The code path was also rather inefficient with multiple unnecessary
vector copies, and an oversived map allocation.
There was yet another oddity where we were returning a reference to a
dummy value, rather than returning a nullptr on failure; this changes it
to be a nullable pointer instead (which also cascaded into returning an
optional swarm where that pointer was being used).
Allows subkey authentication for the `expire` endpoint; if using a
subkey, expiries can be extended but not shortened (so that you can't
misuse expiry to delete messages prematurely).
The `load_fields` calls using a ton of vertical space because of the
long list of type names; this adds some short typedefs to significantly
shorten them and make the formatted code much smaller.
Adding `"required": true` to the delete_msgs request tells SS to return
a 404 if no swarm members found anything to delete, allowing chaining
into a sequence to only proceed if a message got deleted.
storage-server has a bug where the git tag is only regenerated when
cmake runs, but not when the git index changes.

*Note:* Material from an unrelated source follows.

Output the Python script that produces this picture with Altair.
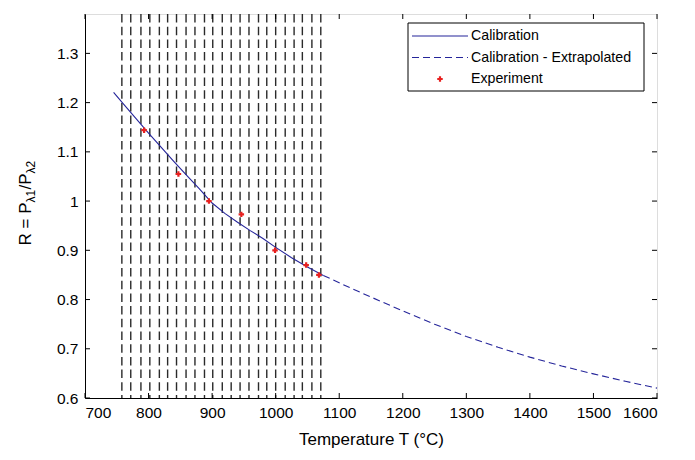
import altair as alt
import pandas as pd

# ---- data ----
cal_T = [745, 760, 780, 800, 820, 840, 860, 880, 900, 920, 940, 960, 980, 1000, 1025, 1050, 1075]
cal_R = [1.221, 1.198, 1.168, 1.138, 1.109, 1.080, 1.052, 1.025, 0.996, 0.975, 0.957, 0.940, 0.924, 0.906, 0.885, 0.866, 0.849]

ext_T = [1075, 1100, 1150, 1200, 1250, 1300, 1350, 1400, 1450, 1500, 1550, 1600]
ext_R = [0.849, 0.834, 0.805, 0.777, 0.750, 0.725, 0.703, 0.683, 0.665, 0.649, 0.634, 0.620]

exp_T = [793, 847, 895, 946, 999, 1048, 1068]
exp_R = [1.144, 1.055, 1.000, 0.973, 0.900, 0.870, 0.850]

vlines_T = [758, 772, 788, 802, 817, 830, 844, 859, 873, 888, 901, 916,
            930, 944, 958, 973, 986, 1000, 1015, 1029, 1042, 1057, 1071]

x_ticks = [700, 800, 900, 1000, 1100, 1200, 1300, 1400, 1500, 1600]
y_ticks = [0.6, 0.7, 0.8, 0.9, 1.0, 1.1, 1.2, 1.3]

legend_labels = ["Calibration", "Calibration - Extrapolated", "Experiment"]
ytitle_parts = ["R = P", "λ1", "/P", "λ2"]

W, H = 572, 384
FONT = "Liberation Sans"
BLUE = "#25259a"
RED = "#e8201f"
TICKF = 15.5
TITLEF = 17

xs = alt.Scale(domain=[700, 1600], nice=False)
ys = alt.Scale(domain=[0.6, 1.38], nice=False)

cal = pd.DataFrame({"T": cal_T, "R": cal_R})
ext = pd.DataFrame({"T": ext_T, "R": ext_R})
expd = pd.DataFrame({"T": exp_T, "R": exp_R})
vl = pd.DataFrame({"T": vlines_T})
xt = pd.DataFrame({"T": x_ticks})
yt = pd.DataFrame({"R": y_ticks})

xaxis = alt.Axis(values=x_ticks, title="Temperature T (°C)", grid=False, ticks=False, format="d",
                 labelFontSize=TICKF, titleFontSize=TITLEF, labelFont=FONT, titleFont=FONT,
                 labelColor="black", titleColor="black", domainColor="black",
                 labelPadding=7, titlePadding=11, titleFontWeight="normal")
yaxis = alt.Axis(values=y_ticks, title="", grid=False, ticks=False, format="~g",
                 labelFontSize=TICKF, labelFont=FONT,
                 labelColor="black", domainColor="black", labelPadding=7)

vlines = alt.Chart(vl).mark_rule(color="#2a2a2a", strokeWidth=1.4, strokeDash=[8.5, 4.2]).encode(
    x=alt.X("T:Q", scale=xs, axis=xaxis),
    y=alt.value(0), y2=alt.value(H))

cal_line = alt.Chart(cal).mark_line(color=BLUE, strokeWidth=1.1).encode(
    x=alt.X("T:Q", scale=xs), y=alt.Y("R:Q", scale=ys, axis=yaxis))
ext_line = alt.Chart(ext).mark_line(color=BLUE, strokeWidth=1.1, strokeDash=[7, 4]).encode(
    x=alt.X("T:Q", scale=xs), y=alt.Y("R:Q", scale=ys))
pts = alt.Chart(expd).mark_point(shape="cross", filled=True, color=RED, size=30, opacity=1).encode(
    x=alt.X("T:Q", scale=xs), y=alt.Y("R:Q", scale=ys))

# inward ticks (MATLAB box style)
tb = alt.Chart(xt).mark_rule(color="black").encode(x=alt.X("T:Q", scale=xs), y=alt.value(H), y2=alt.value(H - 5))
tt = alt.Chart(xt).mark_rule(color="black").encode(x=alt.X("T:Q", scale=xs), y=alt.value(0), y2=alt.value(5))
tl = alt.Chart(yt).mark_rule(color="black").encode(y=alt.Y("R:Q", scale=ys), x=alt.value(0), x2=alt.value(5))
tr = alt.Chart(yt).mark_rule(color="black").encode(y=alt.Y("R:Q", scale=ys), x=alt.value(W), x2=alt.value(W - 5))

# y title with subscripts
ymid = 189
seg_w = [2.529 * TITLEF, 1.076 * 12, 0.945 * TITLEF]
y0 = ymid + (sum(seg_w) + 1.076 * 12) / 2
ypos = [y0, y0 - seg_w[0], y0 - seg_w[0] - seg_w[1], y0 - seg_w[0] - seg_w[1] - seg_w[2]]
ytitle_layers = []
for i, (txt, yy) in enumerate(zip(ytitle_parts, ypos)):
    sub = i % 2 == 1
    ytitle_layers.append(
        alt.Chart(pd.DataFrame({"t": [txt]})).mark_text(
            align="left", baseline="alphabetic", angle=270, font=FONT,
            fontSize=12 if sub else TITLEF, color="black").encode(
            x=alt.value(-50 if sub else -54), y=alt.value(yy), text="t:N"))

# legend box
LX0, LX1, LY0, LY1 = 323, 559, 9, 77
rows = [22, 43.5, 65]
one = pd.DataFrame({"a": [0]})
box = alt.Chart(one).mark_rect(fill="white", stroke="black", strokeWidth=1).encode(
    x=alt.value(LX0), x2=alt.value(LX1), y=alt.value(LY0), y2=alt.value(LY1))
lg1 = alt.Chart(one).mark_rule(color=BLUE, strokeWidth=1.1).encode(
    x=alt.value(LX0 + 4), x2=alt.value(LX0 + 60), y=alt.value(rows[0]))
lg2 = alt.Chart(one).mark_rule(color=BLUE, strokeWidth=1.1, strokeDash=[7, 4]).encode(
    x=alt.value(LX0 + 4), x2=alt.value(LX0 + 60), y=alt.value(rows[1]))
lg3 = alt.Chart(one).mark_point(shape="cross", filled=True, color=RED, size=30, opacity=1).encode(
    x=alt.value(LX0 + 32), y=alt.value(rows[2]))
lgt = alt.Chart(pd.DataFrame({"t": legend_labels, "y": rows})).mark_text(
    align="left", baseline="middle", font=FONT, fontSize=14.2, color="black").encode(
    x=alt.value(LX0 + 63), y=alt.Y("y:Q", scale=None), text="t:N")

chart = alt.layer(vlines, cal_line, ext_line, pts, tb, tt, tl, tr, *ytitle_layers,
                  box, lg1, lg2, lg3, lgt).properties(
    width=W, height=H,
    autosize=alt.AutoSizeParams(type="none"),
    padding={"left": 77, "top": 6, "right": 20, "bottom": 58},
).configure_view(stroke="black", strokeWidth=1).configure(background="white")

chart.save("out.html", embed_options={"renderer": "svg", "actions": False})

Import the code to do this properly from lokinet, and rename it from
SHORT_HASH -> VERSIONTAG to be consistent.
- Allow an external OXENSS_SHORT_HASH to override the version (which
lets us drop a patch to do this from the debs)
- Remove the build time from the version.cpp because that is a bad idea
in general that makes builds non-reproducible.
This will allow the oxend to verify the pubkey when pings are received
and reject the ping if they are wrong.
The reason this causes issues is that storage server only receives the
snode keys on startup and if oxend is restarted without restarting
storage server then it could end up running with the wrong keys.
If oxend instead rejects the pings and stops sending uptime proofs then
the operator will know that something needs attention and can restart
the storage server.
This removes the restriction on updating message expiries that only
allowed shortening, but not extending, expiries.
With this change, a client can renew its own messages indefinitely as
long as it continually re-renews within 14 days of the last renewal.